◆ **WHAT THIS TASK INVOLVES**: In the entries below, identify every line with the string "React" and copy it.

— BEGIN —

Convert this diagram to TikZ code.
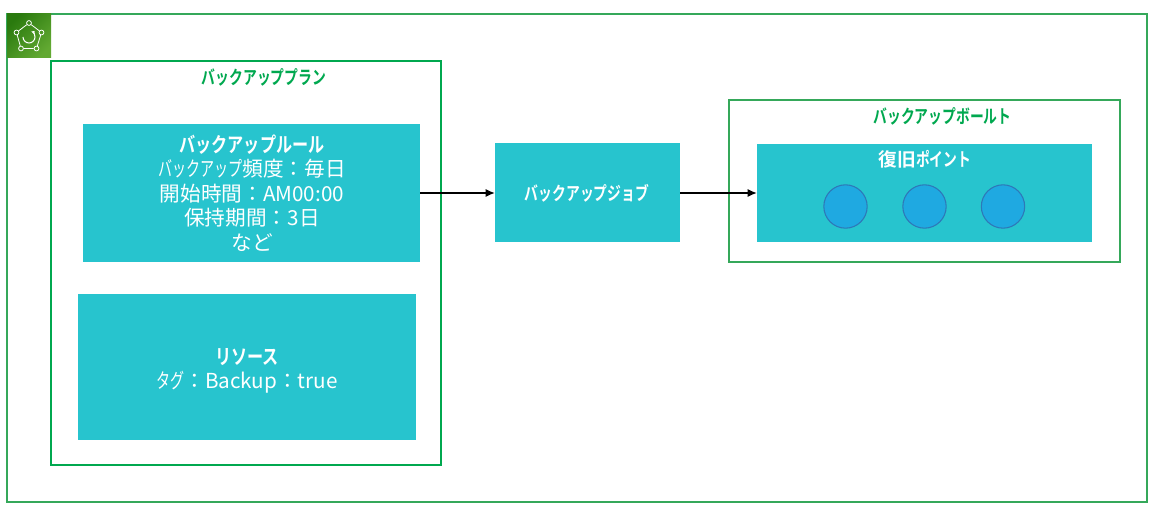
\documentclass[tikz,border=0pt]{standalone}
\usepackage{fontspec}
\usetikzlibrary{arrows.meta}
\setmainfont{Noto Sans CJK JP}[BoldFont={Noto Sans CJK JP Bold}]
\newfontfamily\headfont[FakeStretch=0.74]{Noto Sans CJK JP Bold}
\newfontfamily\rulefont[FakeStretch=0.78]{Noto Sans CJK JP Bold}
\newfontfamily\kanafont[FakeStretch=0.68]{Noto Sans CJK JP}
\definecolor{framegreen}{HTML}{00A84F}
\definecolor{outergreen}{HTML}{35A85A}
\definecolor{boxteal}{HTML}{27C4CE}
\definecolor{dotblue}{HTML}{1FA9E1}
\definecolor{dotedge}{HTML}{2E78B8}
\definecolor{icondark}{HTML}{2A7A0E}
\definecolor{iconlight}{HTML}{62A932}
\tikzset{
  frame/.style={draw=#1, line width=1.5pt, inner sep=0pt, outer sep=0pt},
  tealbox/.style={fill=boxteal, inner sep=0pt, outer sep=0pt},
  bodytext/.style={text=white, align=center, inner sep=0pt, font=\fontsize{15.5}{18.3}\selectfont},
  greentitle/.style={text=framegreen, font=\headfont\fontsize{14}{16}\selectfont},
  whitetitle/.style={text=white, font=\headfont\fontsize{14}{16}\selectfont},
  dot/.style={circle, fill=dotblue, draw=dotedge, line width=0.8pt, minimum size=32.5pt, inner sep=0pt},
  flow/.style={-{Latex[length=7pt, width=6pt]}, black, line width=1.2pt},
  iconpt/.style={circle, draw=white, line width=0.6pt, minimum size=3.6pt, inner sep=0pt},
}
\begin{document}
\begin{tikzpicture}[x=0.75pt, y=-0.75pt]
  \useasboundingbox (0,0) rectangle (1157,506);
  % Frames
  \node[frame=outergreen, minimum width=1140*.75pt, minimum height=488*.75pt] (account) at (577,258) {};
  \node[frame=framegreen, minimum width=390*.75pt, minimum height=404*.75pt] (plan) at (246,263) {};
  \node[frame=outergreen, minimum width=391*.75pt, minimum height=162*.75pt] (vault) at (924.5,181) {};
  % Icon
  \node[left color=icondark, right color=iconlight, shading angle=45, inner sep=0pt, outer sep=0pt, minimum size=44*.75pt] (icon) at (29,36) {};
  \foreach \name/\x/\y in {ia/29/23, ib/41.5/32.5, ic/36.5/48.5, id/21/48.5, ie/16.5/32.5}
    \node[iconpt] (\name) at (\x,\y) {};
  \draw[white, line width=0.6pt] (ia) -- (ib) -- (ic) -- (id) -- (ie) -- (ia);
  \draw[white, line width=0.8pt, -{Latex[length=2.5pt, width=2.5pt]}] (23,37) arc[start angle=180, end angle=-70, radius=6];
  % Boxes
  \node[tealbox, minimum width=337*.75pt, minimum height=138*.75pt] (rule) at (251.5,193) {};
  \node[bodytext] (ruletext) at (252,193) {{\rulefont\fontsize{15.5}{18.3}\selectfont バックアップルール}\\{\kanafont バックアップ}頻度：毎日\\開始時間：AM00:00\\保持期間：3日\\など};
  \node[tealbox, minimum width=338*.75pt, minimum height=146*.75pt] (resource) at (247,367) {};
  \node[bodytext] (resourcetext) at (247,371) {{\rulefont\fontsize{15.5}{18.3}\selectfont リソース}\\{\kanafont タグ}：Backup：true};
  \node[tealbox, minimum width=185*.75pt, minimum height=99*.75pt] (job) at (587.5,193) {};
  \node[whitetitle] (jobtitle) at (587,193.5) {バックアップジョブ};
  \node[tealbox, minimum width=335*.75pt, minimum height=98*.75pt] (points) at (924.5,193) {};
  % Titles
  \node[greentitle] (plantitle) at (264,77) {バックアッププラン};
  \node[greentitle] (vaulttitle) at (942.5,116.5) {バックアップボールト};
  \node[whitetitle] (pointstitle) at (925,159.5) {{\rulefont\fontsize{14}{16}\selectfont\addfontfeature{FakeStretch=1}復旧}ポイント};
  % Recovery points
  \foreach \name/\x in {pointa/845.5, pointb/924.5, pointc/1003}
    \node[dot] (\name) at (\x,206.5) {};
  % Arrows
  \draw[flow] (rule) -- (job);
  \draw[flow] (job) -- (points);
\end{tikzpicture}
\end{document}
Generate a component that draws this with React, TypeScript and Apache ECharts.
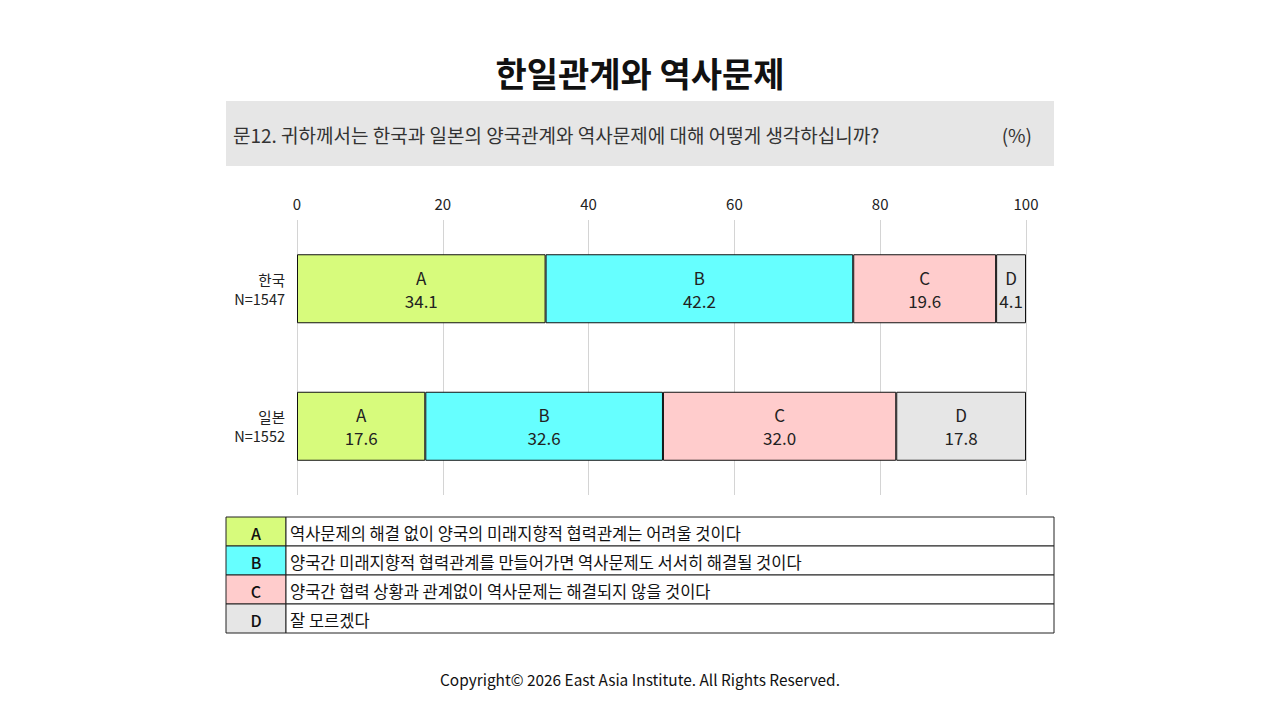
import React, { useEffect, useRef } from "react";
import * as echarts from "echarts";

const categories = ["한국\nN=1547", "일본\nN=1552"];
const seriesKeys = ["A", "B", "C", "D"];
const valuesA = [34.1, 17.6];
const valuesB = [42.2, 32.6];
const valuesC = [19.6, 32.0];
const valuesD = [4.1, 17.8];
const seriesValues = [valuesA, valuesB, valuesC, valuesD];
const colors = ["#d7fb7c", "#66ffff", "#ffcccc", "#e6e6e6"];
const legendTexts = [
  "역사문제의 해결 없이 양국의 미래지향적 협력관계는 어려울 것이다",
  "양국간 미래지향적 협력관계를 만들어가면 역사문제도 서서히 해결될 것이다",
  "양국간 협력 상황과 관계없이 역사문제는 해결되지 않을 것이다",
  "잘 모르겠다",
];
const titleText = "한일관계와 역사문제";
const questionText = "문12. 귀하께서는 한국과 일본의 양국관계와 역사문제에 대해 어떻게 생각하십니까?";
const unitText = "(%)";
const footerText = "Copyright© 2026 East Asia Institute. All Rights Reserved.";

const FONT = "'Noto Sans CJK KR', 'Noto Sans', sans-serif";

export default function App() {
  const ref = useRef<HTMLDivElement>(null);
  useEffect(() => {
    if (!ref.current) return;
    const chart = echarts.init(ref.current, undefined, { renderer: "svg" });

    const tableX = 226;
    const tableW = 828;
    const tableY = 517;
    const rowH = 29;
    const keyW = 60;
    const tableGraphics: any[] = [];
    seriesKeys.forEach((k, i) => {
      const y = tableY + i * rowH;
      tableGraphics.push({
        type: "rect",
        shape: { x: tableX, y, width: keyW, height: rowH },
        style: { fill: colors[i], stroke: "#222", lineWidth: 1 },
      });
      tableGraphics.push({
        type: "rect",
        shape: { x: tableX + keyW, y, width: tableW - keyW, height: rowH },
        style: { fill: "#fff", stroke: "#222", lineWidth: 1 },
      });
      tableGraphics.push({
        type: "text",
        x: tableX + keyW / 2,
        y: y + rowH / 2 + 1,
        style: {
          text: k,
          fontFamily: FONT,
          fontSize: 16,
          fontWeight: 500,
          fill: "#111",
          align: "center",
          verticalAlign: "middle",
        },
      });
      tableGraphics.push({
        type: "text",
        x: tableX + keyW + 4,
        y: y + rowH / 2 + 1,
        style: {
          text: legendTexts[i],
          fontFamily: FONT,
          fontSize: 16.5,
          fill: "#111",
          align: "left",
          verticalAlign: "middle",
        },
      });
    });

    const option: any = {
      animation: false,
      backgroundColor: "#fff",
      textStyle: { fontFamily: FONT },
      grid: { left: 297, right: 254, top: 220, bottom: 225 },
      xAxis: {
        type: "value",
        position: "top",
        min: 0,
        max: 100,
        interval: 20,
        axisLine: { show: false },
        axisTick: { show: false },
        axisLabel: { color: "#222", fontSize: 15, fontFamily: FONT, margin: 9 },
        splitLine: { show: true, lineStyle: { color: "#d4d4d4", width: 1 } },
      },
      yAxis: {
        type: "category",
        inverse: true,
        data: categories,
        axisLine: { show: false },
        axisTick: { show: false },
        axisLabel: {
          color: "#222",
          fontSize: 14.5,
          fontFamily: FONT,
          lineHeight: 19,
          margin: 12,
          align: "right",
        },
      },
      series: seriesKeys.map((k, i) => ({
        name: k,
        type: "bar",
        stack: "total",
        barWidth: 69,
        data: seriesValues[i],
        itemStyle: { color: colors[i], borderColor: "#111", borderWidth: 1 },
        label: {
          show: true,
          position: "inside",
          formatter: (p: any) => `${k}\n${Number(p.value).toFixed(1)}`,
          color: "#222",
          fontSize: 17,
          lineHeight: 23,
          fontFamily: FONT,
        },
      })),
      graphic: [
        {
          type: "text",
          x: 640,
          y: 72,
          style: {
            text: titleText,
            fontFamily: FONT,
            fontSize: 34,
            fontWeight: "bold",
            fill: "#111",
            align: "center",
            verticalAlign: "middle",
          },
        },
        {
          type: "rect",
          shape: { x: 226, y: 101, width: 828, height: 65 },
          style: { fill: "#e6e6e6" },
        },
        {
          type: "text",
          x: 233,
          y: 134,
          style: {
            text: questionText,
            fontFamily: FONT,
            fontSize: 19,
            fill: "#333",
            align: "left",
            verticalAlign: "middle",
          },
        },
        {
          type: "text",
          x: 1032,
          y: 134,
          style: {
            text: unitText,
            fontFamily: FONT,
            fontSize: 19,
            fill: "#333",
            align: "right",
            verticalAlign: "middle",
          },
        },
        ...tableGraphics,
        {
          type: "text",
          x: 640,
          y: 679,
          style: {
            text: footerText,
            fontFamily: FONT,
            fontSize: 15.4,
            fill: "#111",
            align: "center",
            verticalAlign: "middle",
          },
        },
      ],
    };
    chart.setOption(option);
    return () => chart.dispose();
  }, []);
  return <div ref={ref} style={{ width: 1280, height: 720, position: "absolute", left: 0, top: 0 }} />;
}
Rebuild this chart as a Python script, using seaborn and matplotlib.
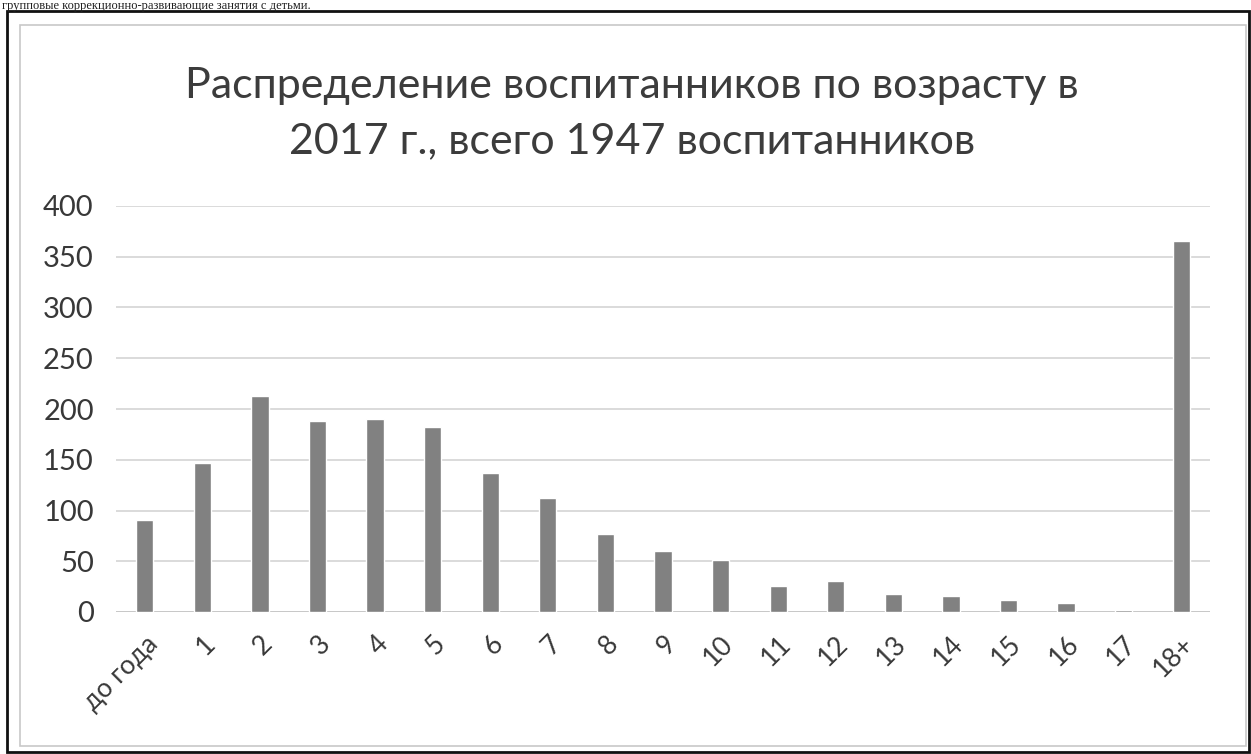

— END —

◆ **RESPONSE TO THIS EXERCISE**:
Generate a component that draws this with React, TypeScript and Apache ECharts.
import React, { useEffect, useRef } from "react";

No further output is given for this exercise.